____ Provided data

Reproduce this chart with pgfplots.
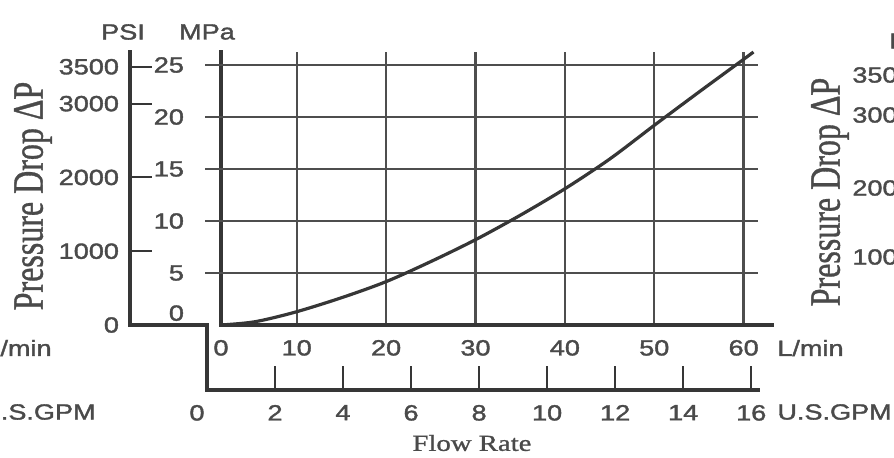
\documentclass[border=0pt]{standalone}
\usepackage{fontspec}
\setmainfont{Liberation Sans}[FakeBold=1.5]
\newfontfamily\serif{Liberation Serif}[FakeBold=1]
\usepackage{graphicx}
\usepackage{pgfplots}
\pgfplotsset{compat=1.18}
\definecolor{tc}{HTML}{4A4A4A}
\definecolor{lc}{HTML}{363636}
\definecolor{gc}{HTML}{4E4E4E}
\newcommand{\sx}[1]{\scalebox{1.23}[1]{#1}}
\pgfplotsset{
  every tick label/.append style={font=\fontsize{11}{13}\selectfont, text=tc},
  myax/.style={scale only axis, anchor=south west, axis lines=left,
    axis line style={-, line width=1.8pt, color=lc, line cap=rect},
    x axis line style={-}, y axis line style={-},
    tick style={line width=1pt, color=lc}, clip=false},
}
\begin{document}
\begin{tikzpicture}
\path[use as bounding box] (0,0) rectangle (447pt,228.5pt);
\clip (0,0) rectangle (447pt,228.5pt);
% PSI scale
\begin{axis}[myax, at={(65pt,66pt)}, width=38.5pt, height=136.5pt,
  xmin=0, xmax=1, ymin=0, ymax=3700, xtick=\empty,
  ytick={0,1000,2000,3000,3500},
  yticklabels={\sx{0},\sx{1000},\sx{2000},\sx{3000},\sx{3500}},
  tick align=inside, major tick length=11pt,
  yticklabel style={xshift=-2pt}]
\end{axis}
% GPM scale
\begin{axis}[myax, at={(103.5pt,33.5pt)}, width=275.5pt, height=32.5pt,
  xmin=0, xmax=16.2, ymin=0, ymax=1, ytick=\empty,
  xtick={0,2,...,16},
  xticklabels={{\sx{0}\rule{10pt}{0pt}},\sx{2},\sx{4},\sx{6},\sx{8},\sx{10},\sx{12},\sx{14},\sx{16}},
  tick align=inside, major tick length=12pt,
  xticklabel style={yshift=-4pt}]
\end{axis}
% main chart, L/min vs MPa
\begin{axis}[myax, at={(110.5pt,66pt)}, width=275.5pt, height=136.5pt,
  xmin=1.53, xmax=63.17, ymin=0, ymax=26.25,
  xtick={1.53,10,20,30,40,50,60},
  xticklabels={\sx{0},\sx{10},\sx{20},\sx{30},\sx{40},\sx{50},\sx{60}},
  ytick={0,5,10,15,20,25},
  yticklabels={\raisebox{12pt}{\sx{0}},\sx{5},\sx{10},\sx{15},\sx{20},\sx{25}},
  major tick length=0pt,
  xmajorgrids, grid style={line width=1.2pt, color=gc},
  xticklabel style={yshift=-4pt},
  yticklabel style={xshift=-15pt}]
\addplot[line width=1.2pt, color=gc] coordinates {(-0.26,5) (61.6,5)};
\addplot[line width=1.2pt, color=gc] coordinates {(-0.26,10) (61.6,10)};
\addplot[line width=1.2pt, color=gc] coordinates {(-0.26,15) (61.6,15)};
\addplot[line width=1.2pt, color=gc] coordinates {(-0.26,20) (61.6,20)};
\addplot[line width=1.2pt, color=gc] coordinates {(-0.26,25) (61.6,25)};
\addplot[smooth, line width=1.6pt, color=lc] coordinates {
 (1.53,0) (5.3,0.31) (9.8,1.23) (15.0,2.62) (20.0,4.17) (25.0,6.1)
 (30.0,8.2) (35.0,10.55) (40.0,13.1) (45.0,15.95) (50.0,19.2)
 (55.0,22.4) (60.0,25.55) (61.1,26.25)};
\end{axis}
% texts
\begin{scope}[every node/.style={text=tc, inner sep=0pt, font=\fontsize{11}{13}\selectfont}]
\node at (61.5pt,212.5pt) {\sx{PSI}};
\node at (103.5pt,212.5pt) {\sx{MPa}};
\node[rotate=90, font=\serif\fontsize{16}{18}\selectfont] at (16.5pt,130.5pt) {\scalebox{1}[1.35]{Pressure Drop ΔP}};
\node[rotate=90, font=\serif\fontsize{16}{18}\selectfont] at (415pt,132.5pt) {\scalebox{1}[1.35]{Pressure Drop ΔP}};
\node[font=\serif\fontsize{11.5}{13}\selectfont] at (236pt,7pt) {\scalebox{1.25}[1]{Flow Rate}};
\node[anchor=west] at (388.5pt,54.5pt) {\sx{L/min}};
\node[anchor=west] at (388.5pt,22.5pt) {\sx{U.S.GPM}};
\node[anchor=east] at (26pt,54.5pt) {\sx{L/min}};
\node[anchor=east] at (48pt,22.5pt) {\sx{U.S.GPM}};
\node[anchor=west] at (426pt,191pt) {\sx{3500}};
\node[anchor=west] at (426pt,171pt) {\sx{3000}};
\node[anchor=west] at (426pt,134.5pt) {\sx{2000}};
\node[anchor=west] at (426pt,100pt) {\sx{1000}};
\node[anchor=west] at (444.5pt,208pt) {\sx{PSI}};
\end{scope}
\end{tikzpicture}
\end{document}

________

## Work to do
In your copy, leave out the pictures and reproduce the material above exactly.

## Worked solution
Reproduce this chart with pgfplots.
\documentclass[border=0pt]{standalone}
\usepackage{fontspec}
\setmainfont{Liberation Sans}[FakeBold=1.5]
\newfontfamily\serif{Liberation Serif}[FakeBold=1]
\usepackage{graphicx}
\usepackage{pgfplots}
\pgfplotsset{compat=1.18}
\definecolor{tc}{HTML}{4A4A4A}
\definecolor{lc}{HTML}{363636}
\definecolor{gc}{HTML}{4E4E4E}
\newcommand{\sx}[1]{\scalebox{1.23}[1]{#1}}
\pgfplotsset{
  every tick label/.append style={font=\fontsize{11}{13}\selectfont, text=tc},
  myax/.style={scale only axis, anchor=south west, axis lines=left,
    axis line style={-, line width=1.8pt, color=lc, line cap=rect},
    x axis line style={-}, y axis line style={-},
    tick style={line width=1pt, color=lc}, clip=false},
}
\begin{document}
\begin{tikzpicture}
\path[use as bounding box] (0,0) rectangle (447pt,228.5pt);
\clip (0,0) rectangle (447pt,228.5pt);
% PSI scale
\begin{axis}[myax, at={(65pt,66pt)}, width=38.5pt, height=136.5pt,
  xmin=0, xmax=1, ymin=0, ymax=3700, xtick=\empty,
  ytick={0,1000,2000,3000,3500},
  yticklabels={\sx{0},\sx{1000},\sx{2000},\sx{3000},\sx{3500}},
  tick align=inside, major tick length=11pt,
  yticklabel style={xshift=-2pt}]
\end{axis}
% GPM scale
\begin{axis}[myax, at={(103.5pt,33.5pt)}, width=275.5pt, height=32.5pt,
  xmin=0, xmax=16.2, ymin=0, ymax=1, ytick=\empty,
  xtick={0,2,...,16},
  xticklabels={{\sx{0}\rule{10pt}{0pt}},\sx{2},\sx{4},\sx{6},\sx{8},\sx{10},\sx{12},\sx{14},\sx{16}},
  tick align=inside, major tick length=12pt,
  xticklabel style={yshift=-4pt}]
\end{axis}
% main chart, L/min vs MPa
\begin{axis}[myax, at={(110.5pt,66pt)}, width=275.5pt, height=136.5pt,
  xmin=1.53, xmax=63.17, ymin=0, ymax=26.25,
  xtick={1.53,10,20,30,40,50,60},
  xticklabels={\sx{0},\sx{10},\sx{20},\sx{30},\sx{40},\sx{50},\sx{60}},
  ytick={0,5,10,15,20,25},
  yticklabels={\raisebox{12pt}{\sx{0}},\sx{5},\sx{10},\sx{15},\sx{20},\sx{25}},
  major tick length=0pt,
  xmajorgrids, grid style={line width=1.2pt, color=gc},
  xticklabel style={yshift=-4pt},
  yticklabel style={xshift=-15pt}]
\addplot[line width=1.2pt, color=gc] coordinates {(-0.26,5) (61.6,5)};
\addplot[line width=1.2pt, color=gc] coordinates {(-0.26,10) (61.6,10)};
\addplot[line width=1.2pt, color=gc] coordinates {(-0.26,15) (61.6,15)};
\addplot[line width=1.2pt, color=gc] coordinates {(-0.26,20) (61.6,20)};
\addplot[line width=1.2pt, color=gc] coordinates {(-0.26,25) (61.6,25)};
\addplot[smooth, line width=1.6pt, color=lc] coordinates {
 (1.53,0) (5.3,0.31) (9.8,1.23) (15.0,2.62) (20.0,4.17) (25.0,6.1)
 (30.0,8.2) (35.0,10.55) (40.0,13.1) (45.0,15.95) (50.0,19.2)
 (55.0,22.4) (60.0,25.55) (61.1,26.25)};
\end{axis}
% texts
\begin{scope}[every node/.style={text=tc, inner sep=0pt, font=\fontsize{11}{13}\selectfont}]
\node at (61.5pt,212.5pt) {\sx{PSI}};
\node at (103.5pt,212.5pt) {\sx{MPa}};
\node[rotate=90, font=\serif\fontsize{16}{18}\selectfont] at (16.5pt,130.5pt) {\scalebox{1}[1.35]{Pressure Drop ΔP}};
\node[rotate=90, font=\serif\fontsize{16}{18}\selectfont] at (415pt,132.5pt) {\scalebox{1}[1.35]{Pressure Drop ΔP}};
\node[font=\serif\fontsize{11.5}{13}\selectfont] at (236pt,7pt) {\scalebox{1.25}[1]{Flow Rate}};
\node[anchor=west] at (388.5pt,54.5pt) {\sx{L/min}};
\node[anchor=west] at (388.5pt,22.5pt) {\sx{U.S.GPM}};
\node[anchor=east] at (26pt,54.5pt) {\sx{L/min}};
\node[anchor=east] at (48pt,22.5pt) {\sx{U.S.GPM}};
\node[anchor=west] at (426pt,191pt) {\sx{3500}};
\node[anchor=west] at (426pt,171pt) {\sx{3000}};
\node[anchor=west] at (426pt,134.5pt) {\sx{2000}};
\node[anchor=west] at (426pt,100pt) {\sx{1000}};
\node[anchor=west] at (444.5pt,208pt) {\sx{PSI}};
\end{scope}
\end{tikzpicture}
\end{document}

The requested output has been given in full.